▶ [Exercise objective] Retype the opening lines of the data exactly, stopping after the line that contains "ax = fig.add_axes([0.1, 0.1944, 0.8, 0.6417])". Skip every picture.

▶ [Supplied information]
========
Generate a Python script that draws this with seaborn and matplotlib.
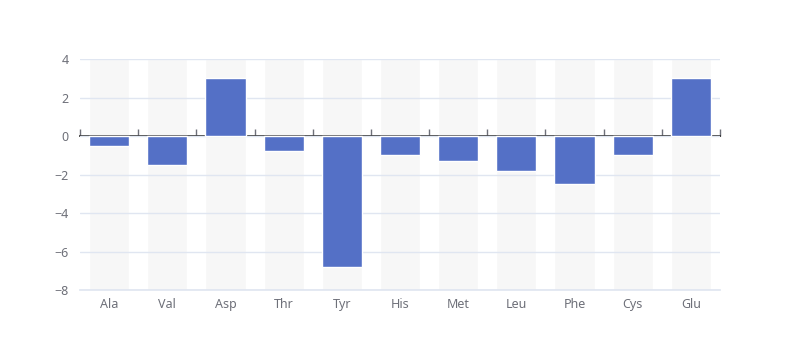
import numpy as np
import pandas as pd
import matplotlib.pyplot as plt
import seaborn as sns

# data
amino = ['Ala', 'Val', 'Asp', 'Thr', 'Tyr', 'His', 'Met', 'Leu', 'Phe', 'Cys', 'Glu']
values = [-0.5, -1.5, 3.0, -0.8, -6.8, -1.0, -1.3, -1.8, -2.5, -1.0, 3.0]
y_min, y_max = -8, 4

sns.set_theme(style="white")
plt.rcParams['font.family'] = ['Noto Sans', 'DejaVu Sans']

df = pd.DataFrame({'amino': amino, 'value': values})

fig = plt.figure(figsize=(8, 3.6), dpi=100)
ax = fig.add_axes([0.1, 0.1944, 0.8, 0.6417])

# grey background bars spanning the whole value range
pos = np.arange(len(amino))
ax.bar(pos, y_max - y_min, bottom=y_min, width=0.69, color='#f7f7f7', zorder=0)

sns.barplot(data=df, x='amino', y='value', order=amino, color='#5470c6',
            width=0.69, saturation=1, ax=ax, zorder=2)

ax.set_xlim(-0.5, len(amino) - 0.5)
ax.set_ylim(y_min, y_max)
ax.set_yticks(np.arange(y_min, y_max + 1, 2))
ax.yaxis.grid(True, color='#e0e6f1', linewidth=1)
ax.set_axisbelow(True)
ax.set_xlabel('')
ax.set_ylabel('')

for s in ['top', 'right', 'left']:
    ax.spines[s].set_visible(False)
ax.spines['bottom'].set_color('#e0e6f1')
ax.tick_params(axis='both', length=0, labelsize=9, labelcolor='#6e7079')
ax.tick_params(axis='x', pad=6)
ax.tick_params(axis='y', pad=8)

# axis line through zero with ticks at category boundaries
zero = ax.secondary_xaxis((0 - y_min) / (y_max - y_min))
zero.set_xticks(np.arange(-0.5, len(amino), 1))
zero.set_xticklabels([])
zero.spines['bottom'].set_color('#6e7079')
zero.spines['bottom'].set_linewidth(1)
zero.tick_params(axis='x', direction='out', length=5, color='#6e7079', width=1)

fig.savefig('out.png', dpi=100)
========
▶ [Result of the exercise]
Generate a Python script that draws this with seaborn and matplotlib.
import numpy as np
import pandas as pd
import matplotlib.pyplot as plt
import seaborn as sns

# data
amino = ['Ala', 'Val', 'Asp', 'Thr', 'Tyr', 'His', 'Met', 'Leu', 'Phe', 'Cys', 'Glu']
values = [-0.5, -1.5, 3.0, -0.8, -6.8, -1.0, -1.3, -1.8, -2.5, -1.0, 3.0]
y_min, y_max = -8, 4

sns.set_theme(style="white")
plt.rcParams['font.family'] = ['Noto Sans', 'DejaVu Sans']

df = pd.DataFrame({'amino': amino, 'value': values})

fig = plt.figure(figsize=(8, 3.6), dpi=100)
ax = fig.add_axes([0.1, 0.1944, 0.8, 0.6417])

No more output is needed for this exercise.